Experience maps provide a clear visual interpretation of how functional processes come together with qualitative factors unique to the actual use of a product or service.
An experience map follows a representative user through a single storyline from start to finish. It traces a character’s experience with a service, drawing upon user research and interviews to reflect reactions at each touchpoint. For example, take a look at the experience map for “ACME Airlines.” The character “Paul” is written to strongly resemble Cloudberry’s co-founder Paul Roeraade and follows him through the process of booking a tropical getaway from chilly Bjorko, Finland.
Customer-centric process framework: Think like the user
As Paul’s experience booking a flight shows, user experience is influenced by more factors than can be controlled (e.g. bad weather delaying a flight). This makes it paramount for us to identify which variables have the potential to cloud his overall experience, and which factors we can control.
Your grandfather’s abacus
The way a user feels about a service is key to its success. While a product designer may create a brilliantly effective tool, that doesn’t necessarily make it user-friendly − think of your grandfather’s abacus.
An abacus is capable of performing complex calculations. But do you know how to use one? Chances are you don’t and would exchange it for the more convenient and practical pocket calculator.
If your service is complicated, like an abacus, you risk losing your customer due to frustration or lack of convenience, despite the fact that the service technically works.
Blending the process with the experience
We break our approach down into two categories:
- The Technical: Variables that operate separately from the user. The user will come into contact with some of these variables, while others will remain behind the scenes (for instance, a ticket kiosk versus the machine that fuels the plane).
- The Qualitative: Variables that come from the user, allowing us to get to know them. (Who are they, and what are their wants, needs, and expectations?). We generally discover these factors through user research and going through the user flows ourselves.
The beauty of an experience map is that it blends the technical and qualitative variables together.

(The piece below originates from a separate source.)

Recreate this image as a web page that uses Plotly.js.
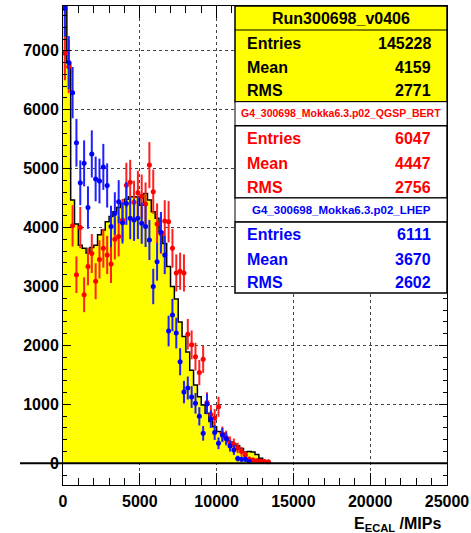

- It provides an end-to-end view of your system process. A user’s experience in a previous task will color their impression of the next one.

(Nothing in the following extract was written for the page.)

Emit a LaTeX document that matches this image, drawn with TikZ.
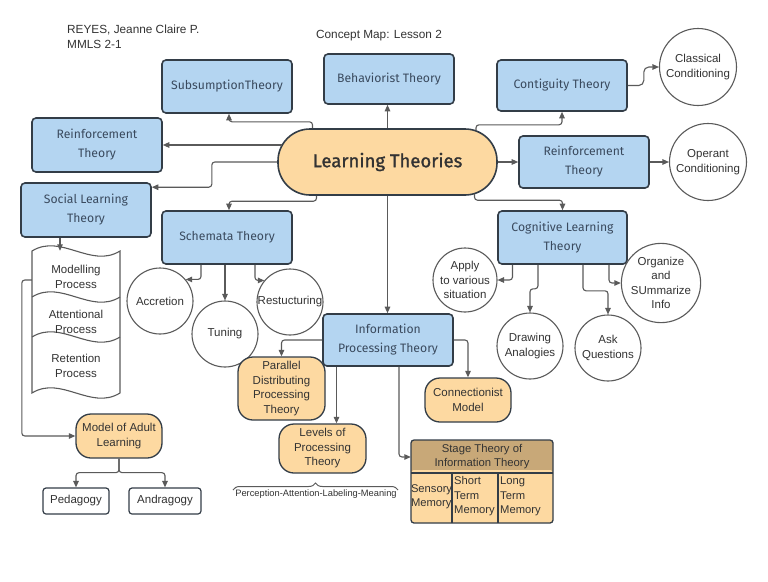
\documentclass[tikz,border=0pt]{standalone}
\usepackage{fontspec}
\setmainfont{Liberation Sans}
\newfontfamily\hand{Fira Sans}
\newfontfamily\handb{Fira Sans}[FakeBold=1.3]
\usetikzlibrary{arrows.meta,calc,decorations.pathreplacing}
\definecolor{bfill}{HTML}{B4D5F1}
\definecolor{bdraw}{HTML}{333D47}
\definecolor{ofill}{HTML}{FDD9A1}
\definecolor{tanfill}{HTML}{C8A878}
\definecolor{lcol}{HTML}{5A5A5A}
\definecolor{btext}{HTML}{3A4A5E}
\definecolor{ctext}{HTML}{333333}
\tikzset{
 bluebox/.style={draw=bdraw, line width=1.6pt, fill=bfill, rounded corners=4pt, inner sep=0pt, align=center, text=btext, font=\hand\fontsize{12.2}{19}\selectfont, minimum width=130pt, minimum height=52pt},
 circ/.style={circle, draw=lcol, line width=1.1pt, fill=white, inner sep=0pt, align=center, text=ctext, font=\fontsize{11.5}{14.5}\selectfont, minimum size=66pt},
 obox/.style={draw=bdraw, line width=1.3pt, fill=ofill, rounded corners=15pt, inner sep=0pt, align=center, text=ctext, font=\fontsize{11.5}{14.5}\selectfont},
 wbox/.style={draw=bdraw, line width=1.2pt, fill=white, rounded corners=3pt, inner sep=0pt, align=center, text=ctext, font=\fontsize{11.5}{13}\selectfont},
 conn/.style={draw=lcol, line width=1.1pt, rounded corners=3pt, -{Triangle[length=6.5pt,width=5.5pt]}},
 plaintext/.style={inner sep=0pt, align=center, text=ctext, font=\fontsize{11.5}{14.5}\selectfont},
 cell/.style={inner sep=0pt, align=left, anchor=west, text=ctext, font=\fontsize{11.2}{14.5}\selectfont},
}
\begin{document}
\begin{tikzpicture}[x=1pt,y=-1pt]
\useasboundingbox[fill=white] (0,0) rectangle (768,581);

% titles
\node[anchor=west, align=left, inner sep=0pt, text=ctext, font=\fontsize{11.8}{15}\selectfont] (author) at (67,36.5) {REYES, Jeanne Claire P.\\MMLS 2-1};
\node[inner sep=0pt, text=ctext, font=\fontsize{11.8}{13}\selectfont] (title) at (379,36) {Concept Map: Lesson 2};

% blue boxes
\node[bluebox, minimum height=53pt] (sub) at (227,86.5) {SubsumptionTheory};
\node[bluebox, minimum height=54pt] (reinfL) at (97,145) {Reinforcement\\Theory};
\node[bluebox, minimum height=54pt] (social) at (86,210) {Social Learning\\Theory};
\node[bluebox, minimum height=50pt] (beh) at (389,79) {Behaviorist Theory};
\node[bluebox, minimum height=51pt] (cont) at (562,85.5) {Contiguity Theory};
\node[bluebox, minimum height=52pt] (reinfR) at (584,162) {Reinforcement\\Theory};
\node[bluebox, minimum width=129pt, minimum height=53pt] (cog) at (562.5,237.5) {Cognitive Learning\\Theory};
\node[bluebox, minimum height=53pt] (sch) at (227,237.5) {Schemata Theory};
\node[bluebox, minimum height=52pt] (ip) at (388,340) {Information\\Processing Theory};

% central
\node[bluebox, fill=ofill, draw=bdraw, rounded corners=32pt, minimum width=219pt, minimum height=66pt, text=ctext, font=\handb\fontsize{18.5}{20}\selectfont] (lt) at (387.5,162) {Learning Theories};

% circles
\node[circ, minimum size=77pt, font=\fontsize{11.5}{15}\selectfont] (cc) at (698,67) {Classical\\Conditioning};
\node[circ, minimum size=77pt, font=\fontsize{11.5}{15}\selectfont] (oc) at (708,162) {Operant\\Conditioning};
\node[circ] (acc) at (160,301) {Accretion};
\node[circ] (tun) at (225,334) {Tuning};
\node[circ] (res) at (290,302) {Restucturing};
\node[circ, minimum size=64pt] (app) at (465,280) {Apply\\to various\\situation};
\node[circ] (dra) at (530,346) {Drawing\\Analogies};
\node[circ] (ask) at (608,348) {Ask\\Questions};
\node[circ] (org) at (661,283) {Organize\\and\\SUmmarize\\Info};

% orange boxes
\node[obox, minimum width=87pt, minimum height=63pt] (par) at (281.5,388.5) {Parallel\\Distributing\\Processing\\Theory};
\node[obox, minimum width=87pt, minimum height=49pt] (lev) at (322.5,448.5) {Levels of\\Processing\\Theory};
\node[obox, minimum width=86pt, minimum height=44pt] (con) at (468,400) {Connectionist\\Model};
\node[obox, minimum width=86pt, minimum height=44pt] (mal) at (119,436) {Model of Adult\\Learning};
\node[wbox, minimum width=66pt, minimum height=26pt] (ped) at (76,501) {Pedagogy};
\node[wbox, minimum width=72pt, minimum height=26pt] (and) at (165,501) {Andragogy};

% stage theory table
\fill[tanfill, rounded corners=3pt] (411,440) rectangle (553,478);
\fill[ofill, rounded corners=3pt] (411,470) rectangle (553,523);
\fill[ofill] (411.6,473) rectangle (552.4,480);
\draw[bdraw, line width=1.3pt, rounded corners=3pt] (411,440) rectangle (553,523);
\draw[bdraw, line width=1.1pt] (411,473) -- (553,473);
\draw[bdraw, line width=1.1pt] (452,473) -- (452,523);
\draw[bdraw, line width=1.1pt] (498,473) -- (498,523);
\node[plaintext, minimum width=142pt, minimum height=33pt, font=\fontsize{11.3}{14}\selectfont] (sth) at (482,457) {Stage Theory of\\Information Theory};
\node[cell] (sen) at (410.8,496.5) {Sensory\\Memory};
\node[cell] (sho) at (454,496.5) {Short\\Term\\Memory};
\node[cell] (lon) at (500,496.5) {Long\\Term\\Memory};

% social learning stacked shapes
\filldraw[draw=lcol, line width=1.1pt, fill=white] (32,251) .. controls (61,233) and (91,269) .. (120,251) -- (120,393) .. controls (91,411) and (61,375) .. (32,393) -- cycle;
\draw[lcol, line width=1.1pt] (32,297) .. controls (61,279) and (91,315) .. (120,297);
\draw[lcol, line width=1.1pt] (32,337) .. controls (61,319) and (91,355) .. (120,337);
\node[plaintext, minimum width=88pt] (mod) at (76,277) {Modelling\\Process};
\node[plaintext, minimum width=88pt] (att) at (76,322) {Attentional\\Process};
\node[plaintext, minimum width=88pt] (ret) at (76,366) {Retention\\Process};

% brace
\draw[lcol, line width=1pt, decorate, decoration={brace, amplitude=7pt}] (233,490) -- (398,490);
\node[plaintext, font=\fontsize{9.3}{10}\selectfont] (pam) at (316,494.5) {Perception-Attention-Labeling-Meaning};

% connectors from Learning Theories
\draw[conn] ($(lt.north)+(-75,0)$) |- ($(sub.south)+(2,8)$) -- ($(sub.south)+(2,0)$);
\draw[conn] ($(lt.west)+(5,-17)$) -- (reinfL.east);
\draw[conn] (lt.west) -| ($(social.north east)+(60,5)$) -- ($(social.north east)+(0,5)$);
\draw[conn] ($(lt.south)+(-71,0)$) |- ($(sch.north)+(2,-9)$) -- ($(sch.north)+(2,0)$);
\draw[conn] (lt.north) -- (lt.north |- beh.south);
\draw[conn] ($(lt.north)+(88.5,2)$) |- ($(cont.south)+(0,13)$) -- (cont.south);
\draw[conn] (lt.east) -- (reinfR.west);
\draw[conn] ($(lt.south)+(87,-2)$) |- ($(cog.north)+(0,-10)$) -- (cog.north);
\draw[conn] (lt.south) -- (lt.south |- ip.north);

% other connectors
\draw[conn, rounded corners=5pt] (cont.east) -- ++(16,0) |- (cc.west);
\draw[conn] (reinfR.east) -- (oc.west);
\draw[conn] ($(sch.south)+(-26,0)$) |- (acc.40);
\draw[conn] (tun.north |- sch.south) -- (tun.north);
\draw[conn] ($(sch.south)+(28,0)$) |- (res.140);
\draw[conn] (ip.west) -| (par.north);
\draw[conn] ($(ip.south)+(-51.5,0)$) -- ($(lev.north)+(14,0)$);
\draw[conn] ($(ip.south)+(11,0)$) |- (sth.west);
\draw[conn] (ip.east) -| (con.north);
\draw[conn] ($(cog.south)+(-50,0)$) |- (app.east);
\draw[conn] ($(cog.south)+(-24.5,0)$) -- ++(0,24) -| (dra.north);
\draw[conn] ($(cog.south)+(20.5,0)$) -- ++(0,26) -| (ask.north);
\draw[conn] ($(cog.south)+(46.5,0)$) |- (org.west);
\draw[conn] ($(social.south)+(-26,0)$) -- ($(social.south)+(-26,13)$);
\draw[conn] ($(mod.west)+(0,3)$) -- ++(-10,0) |- (mal.west);
\draw[conn] (mal.south) -- ++(0,14) -| (ped.north);
\draw[conn] (mal.south) -- ++(0,14) -| (and.north);
\end{tikzpicture}
\end{document}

- It shows the multitude of channels by which users interact: Today, users can communicate through web, phone, email, text, and more. Your user may use all of these methods when using your service.

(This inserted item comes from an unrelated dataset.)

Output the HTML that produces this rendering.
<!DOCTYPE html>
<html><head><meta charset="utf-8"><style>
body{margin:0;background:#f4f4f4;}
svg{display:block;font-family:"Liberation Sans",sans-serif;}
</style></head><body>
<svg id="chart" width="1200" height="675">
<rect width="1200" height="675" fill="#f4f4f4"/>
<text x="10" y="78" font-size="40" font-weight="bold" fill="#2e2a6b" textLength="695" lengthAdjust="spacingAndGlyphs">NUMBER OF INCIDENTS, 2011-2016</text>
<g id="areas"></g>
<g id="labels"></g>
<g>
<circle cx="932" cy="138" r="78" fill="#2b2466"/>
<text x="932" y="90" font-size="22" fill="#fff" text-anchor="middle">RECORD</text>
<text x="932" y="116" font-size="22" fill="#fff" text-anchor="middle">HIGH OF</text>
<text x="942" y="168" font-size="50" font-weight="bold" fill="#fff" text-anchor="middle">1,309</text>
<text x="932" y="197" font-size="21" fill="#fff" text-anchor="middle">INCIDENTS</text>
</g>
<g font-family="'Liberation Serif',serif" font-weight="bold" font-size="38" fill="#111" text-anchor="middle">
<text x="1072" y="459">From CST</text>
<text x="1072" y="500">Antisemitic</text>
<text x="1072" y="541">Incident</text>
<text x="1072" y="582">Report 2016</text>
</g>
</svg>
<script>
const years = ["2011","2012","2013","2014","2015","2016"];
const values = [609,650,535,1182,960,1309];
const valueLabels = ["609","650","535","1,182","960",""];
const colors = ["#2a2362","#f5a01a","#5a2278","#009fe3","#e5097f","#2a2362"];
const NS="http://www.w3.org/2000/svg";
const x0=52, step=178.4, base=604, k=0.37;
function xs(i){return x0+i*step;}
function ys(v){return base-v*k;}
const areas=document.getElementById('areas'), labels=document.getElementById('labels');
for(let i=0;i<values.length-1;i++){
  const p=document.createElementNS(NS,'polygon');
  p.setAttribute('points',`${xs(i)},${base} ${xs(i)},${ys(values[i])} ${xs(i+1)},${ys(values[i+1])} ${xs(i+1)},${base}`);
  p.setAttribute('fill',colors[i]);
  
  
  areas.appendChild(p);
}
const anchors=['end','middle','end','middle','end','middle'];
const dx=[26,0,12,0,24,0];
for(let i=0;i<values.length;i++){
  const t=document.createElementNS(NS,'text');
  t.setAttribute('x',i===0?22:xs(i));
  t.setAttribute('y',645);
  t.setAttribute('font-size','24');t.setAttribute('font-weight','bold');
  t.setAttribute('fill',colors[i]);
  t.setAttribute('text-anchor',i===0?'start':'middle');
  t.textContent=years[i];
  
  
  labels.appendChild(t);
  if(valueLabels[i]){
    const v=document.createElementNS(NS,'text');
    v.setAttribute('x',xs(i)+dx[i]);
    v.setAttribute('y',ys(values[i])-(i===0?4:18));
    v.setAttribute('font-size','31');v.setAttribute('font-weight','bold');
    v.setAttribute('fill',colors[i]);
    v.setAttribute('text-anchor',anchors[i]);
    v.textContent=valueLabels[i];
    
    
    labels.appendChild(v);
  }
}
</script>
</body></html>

- It will show you different states of the process: The linear storyline format of an experience map shows what your process looks like, what it could look like, and ultimately, what it will look like.
When do you use an Experience Map?
We often choose to use these maps when working with clients that are “Persona-exhausted,” or with projects that are complex, have multiple channels, or have Balkanized ownership. When necessary, it can be useful to add heuristic analysis, business overlays, user quotes & thoughts, or showstoppers to the map. The options are endless.
What processes do you have that might benefit from an Experience Map?